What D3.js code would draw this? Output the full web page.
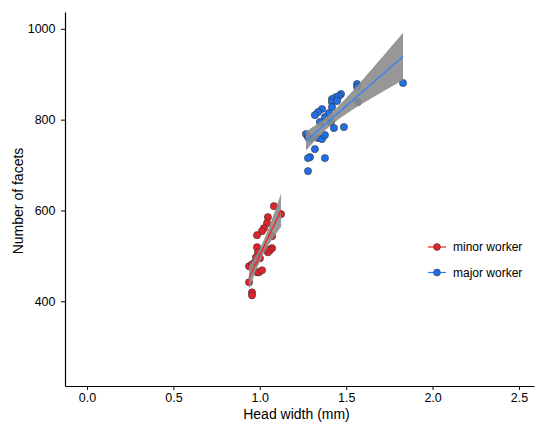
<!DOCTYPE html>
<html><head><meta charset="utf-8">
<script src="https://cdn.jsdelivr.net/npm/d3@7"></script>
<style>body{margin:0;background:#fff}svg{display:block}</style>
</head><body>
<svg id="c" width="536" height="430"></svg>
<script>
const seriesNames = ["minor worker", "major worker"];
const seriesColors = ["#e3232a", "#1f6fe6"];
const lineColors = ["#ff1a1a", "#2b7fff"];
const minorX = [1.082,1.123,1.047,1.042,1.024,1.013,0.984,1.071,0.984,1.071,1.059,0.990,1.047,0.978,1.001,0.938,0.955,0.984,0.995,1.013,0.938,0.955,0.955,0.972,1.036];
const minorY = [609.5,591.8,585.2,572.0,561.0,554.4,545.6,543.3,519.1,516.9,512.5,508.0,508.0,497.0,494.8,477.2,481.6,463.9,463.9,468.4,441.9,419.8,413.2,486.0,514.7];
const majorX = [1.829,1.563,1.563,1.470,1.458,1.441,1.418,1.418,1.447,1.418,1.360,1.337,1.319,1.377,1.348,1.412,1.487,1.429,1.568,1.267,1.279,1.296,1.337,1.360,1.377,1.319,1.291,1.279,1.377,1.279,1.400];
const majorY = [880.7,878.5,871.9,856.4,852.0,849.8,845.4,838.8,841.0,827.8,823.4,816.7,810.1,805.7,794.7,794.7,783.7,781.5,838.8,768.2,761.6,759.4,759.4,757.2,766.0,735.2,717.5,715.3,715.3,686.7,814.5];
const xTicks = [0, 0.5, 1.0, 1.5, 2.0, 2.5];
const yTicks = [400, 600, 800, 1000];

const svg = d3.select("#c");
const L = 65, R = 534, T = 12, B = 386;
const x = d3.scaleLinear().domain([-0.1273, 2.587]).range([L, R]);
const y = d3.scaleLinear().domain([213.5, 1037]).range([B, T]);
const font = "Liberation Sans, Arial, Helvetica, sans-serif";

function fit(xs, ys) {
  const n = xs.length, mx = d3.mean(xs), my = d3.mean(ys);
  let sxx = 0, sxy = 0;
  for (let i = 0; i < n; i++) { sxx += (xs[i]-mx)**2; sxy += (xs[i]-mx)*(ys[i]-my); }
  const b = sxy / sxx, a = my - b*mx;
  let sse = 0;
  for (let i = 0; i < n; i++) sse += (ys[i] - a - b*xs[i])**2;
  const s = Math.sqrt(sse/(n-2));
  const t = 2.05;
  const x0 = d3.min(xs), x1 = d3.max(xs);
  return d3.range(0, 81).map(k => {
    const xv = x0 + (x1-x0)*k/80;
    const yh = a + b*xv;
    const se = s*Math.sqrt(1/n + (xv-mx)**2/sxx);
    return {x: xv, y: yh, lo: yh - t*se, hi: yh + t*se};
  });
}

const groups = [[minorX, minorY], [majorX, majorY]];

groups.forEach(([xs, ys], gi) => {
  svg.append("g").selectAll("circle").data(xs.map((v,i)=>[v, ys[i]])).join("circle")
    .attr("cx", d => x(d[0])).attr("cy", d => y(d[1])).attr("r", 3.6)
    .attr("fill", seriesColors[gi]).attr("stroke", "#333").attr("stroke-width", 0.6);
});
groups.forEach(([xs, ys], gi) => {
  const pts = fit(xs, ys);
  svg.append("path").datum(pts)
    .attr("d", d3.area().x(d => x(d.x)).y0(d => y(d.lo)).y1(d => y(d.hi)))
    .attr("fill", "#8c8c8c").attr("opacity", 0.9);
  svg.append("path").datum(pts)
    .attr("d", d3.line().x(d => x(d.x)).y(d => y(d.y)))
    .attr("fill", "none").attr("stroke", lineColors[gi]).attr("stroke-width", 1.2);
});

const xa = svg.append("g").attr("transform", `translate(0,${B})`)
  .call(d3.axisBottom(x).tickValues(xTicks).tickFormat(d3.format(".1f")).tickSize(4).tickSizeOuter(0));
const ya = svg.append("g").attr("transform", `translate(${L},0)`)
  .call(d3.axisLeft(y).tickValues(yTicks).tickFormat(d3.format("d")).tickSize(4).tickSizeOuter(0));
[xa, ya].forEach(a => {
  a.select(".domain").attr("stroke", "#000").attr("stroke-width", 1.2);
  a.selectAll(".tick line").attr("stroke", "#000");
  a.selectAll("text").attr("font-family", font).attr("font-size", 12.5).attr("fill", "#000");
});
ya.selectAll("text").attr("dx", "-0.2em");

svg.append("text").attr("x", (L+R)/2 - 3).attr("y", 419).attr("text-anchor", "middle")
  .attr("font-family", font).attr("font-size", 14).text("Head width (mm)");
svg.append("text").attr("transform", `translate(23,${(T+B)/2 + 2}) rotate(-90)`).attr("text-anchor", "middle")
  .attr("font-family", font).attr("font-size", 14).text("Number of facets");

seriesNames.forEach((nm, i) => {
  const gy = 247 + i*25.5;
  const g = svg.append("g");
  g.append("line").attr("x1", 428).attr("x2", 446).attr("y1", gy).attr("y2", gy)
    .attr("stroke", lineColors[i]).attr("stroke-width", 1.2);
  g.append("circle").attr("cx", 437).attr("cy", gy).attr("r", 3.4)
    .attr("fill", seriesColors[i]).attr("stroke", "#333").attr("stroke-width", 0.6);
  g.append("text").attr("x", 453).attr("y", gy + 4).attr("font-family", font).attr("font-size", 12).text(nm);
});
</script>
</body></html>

================================

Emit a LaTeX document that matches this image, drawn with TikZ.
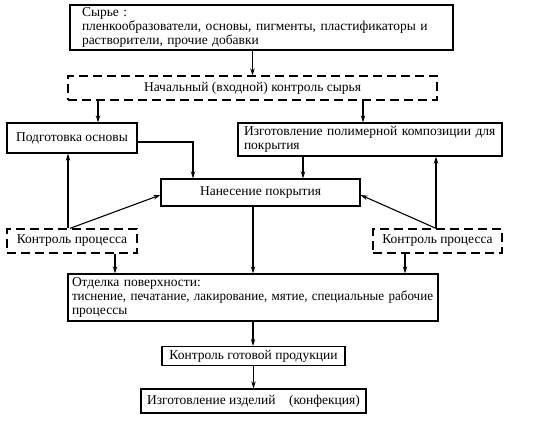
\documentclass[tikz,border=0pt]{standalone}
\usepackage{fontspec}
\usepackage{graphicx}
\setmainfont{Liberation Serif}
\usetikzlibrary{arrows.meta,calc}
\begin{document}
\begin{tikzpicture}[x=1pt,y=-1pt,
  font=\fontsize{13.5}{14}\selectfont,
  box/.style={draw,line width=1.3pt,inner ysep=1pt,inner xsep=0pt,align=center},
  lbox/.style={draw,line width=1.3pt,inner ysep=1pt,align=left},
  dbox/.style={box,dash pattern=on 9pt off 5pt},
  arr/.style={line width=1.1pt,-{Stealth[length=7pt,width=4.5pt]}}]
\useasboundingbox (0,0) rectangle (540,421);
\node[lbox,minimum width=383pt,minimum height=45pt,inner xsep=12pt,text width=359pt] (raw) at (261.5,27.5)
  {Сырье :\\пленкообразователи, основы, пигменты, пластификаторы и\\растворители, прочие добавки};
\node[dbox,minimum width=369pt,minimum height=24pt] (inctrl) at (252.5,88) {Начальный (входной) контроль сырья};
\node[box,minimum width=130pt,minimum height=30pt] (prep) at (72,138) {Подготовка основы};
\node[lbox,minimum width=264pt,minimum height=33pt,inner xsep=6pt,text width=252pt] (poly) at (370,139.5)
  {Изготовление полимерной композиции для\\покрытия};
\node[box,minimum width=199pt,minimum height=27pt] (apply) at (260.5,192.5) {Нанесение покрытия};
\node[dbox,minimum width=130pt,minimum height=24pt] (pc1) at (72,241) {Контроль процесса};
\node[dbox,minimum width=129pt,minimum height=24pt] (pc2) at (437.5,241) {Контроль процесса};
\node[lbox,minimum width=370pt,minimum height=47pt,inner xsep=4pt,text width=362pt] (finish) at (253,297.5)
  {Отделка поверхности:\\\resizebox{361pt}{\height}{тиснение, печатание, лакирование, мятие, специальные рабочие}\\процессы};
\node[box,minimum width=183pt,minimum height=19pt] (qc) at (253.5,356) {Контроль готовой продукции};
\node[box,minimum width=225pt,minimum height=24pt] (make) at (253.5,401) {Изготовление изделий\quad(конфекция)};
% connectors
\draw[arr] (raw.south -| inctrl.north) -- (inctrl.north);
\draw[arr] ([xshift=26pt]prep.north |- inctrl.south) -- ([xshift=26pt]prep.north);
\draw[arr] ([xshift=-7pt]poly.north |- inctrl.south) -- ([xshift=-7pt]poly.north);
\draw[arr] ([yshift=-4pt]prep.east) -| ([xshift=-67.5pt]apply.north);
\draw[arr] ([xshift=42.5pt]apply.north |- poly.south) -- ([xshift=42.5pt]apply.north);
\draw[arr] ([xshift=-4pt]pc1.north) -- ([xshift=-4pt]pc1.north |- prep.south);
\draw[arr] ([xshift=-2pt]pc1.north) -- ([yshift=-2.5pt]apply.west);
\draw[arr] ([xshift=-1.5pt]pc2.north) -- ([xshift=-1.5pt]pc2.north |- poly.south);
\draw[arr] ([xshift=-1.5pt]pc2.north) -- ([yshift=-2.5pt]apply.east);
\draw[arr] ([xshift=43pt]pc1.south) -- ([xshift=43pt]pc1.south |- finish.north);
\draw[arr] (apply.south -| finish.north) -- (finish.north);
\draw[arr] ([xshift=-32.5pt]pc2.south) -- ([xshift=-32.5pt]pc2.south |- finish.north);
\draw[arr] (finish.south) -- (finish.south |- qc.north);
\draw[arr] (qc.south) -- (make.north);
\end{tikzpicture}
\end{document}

================================

> _WORK REQUIRED_
Copy exactly, and copy only, the lines from the one with "What D3.js code" to the one with "const yTicks = [400, 600, 800, 1000];", ends included. Pictures are not part of the copy.

> _SOLUTION TO THE EXERCISE_
What D3.js code would draw this? Output the full web page.
<!DOCTYPE html>
<html><head><meta charset="utf-8">
<script src="https://cdn.jsdelivr.net/npm/d3@7"></script>
<style>body{margin:0;background:#fff}svg{display:block}</style>
</head><body>
<svg id="c" width="536" height="430"></svg>
<script>
const seriesNames = ["minor worker", "major worker"];
const seriesColors = ["#e3232a", "#1f6fe6"];
const lineColors = ["#ff1a1a", "#2b7fff"];
const minorX = [1.082,1.123,1.047,1.042,1.024,1.013,0.984,1.071,0.984,1.071,1.059,0.990,1.047,0.978,1.001,0.938,0.955,0.984,0.995,1.013,0.938,0.955,0.955,0.972,1.036];
const minorY = [609.5,591.8,585.2,572.0,561.0,554.4,545.6,543.3,519.1,516.9,512.5,508.0,508.0,497.0,494.8,477.2,481.6,463.9,463.9,468.4,441.9,419.8,413.2,486.0,514.7];
const majorX = [1.829,1.563,1.563,1.470,1.458,1.441,1.418,1.418,1.447,1.418,1.360,1.337,1.319,1.377,1.348,1.412,1.487,1.429,1.568,1.267,1.279,1.296,1.337,1.360,1.377,1.319,1.291,1.279,1.377,1.279,1.400];
const majorY = [880.7,878.5,871.9,856.4,852.0,849.8,845.4,838.8,841.0,827.8,823.4,816.7,810.1,805.7,794.7,794.7,783.7,781.5,838.8,768.2,761.6,759.4,759.4,757.2,766.0,735.2,717.5,715.3,715.3,686.7,814.5];
const xTicks = [0, 0.5, 1.0, 1.5, 2.0, 2.5];
const yTicks = [400, 600, 800, 1000];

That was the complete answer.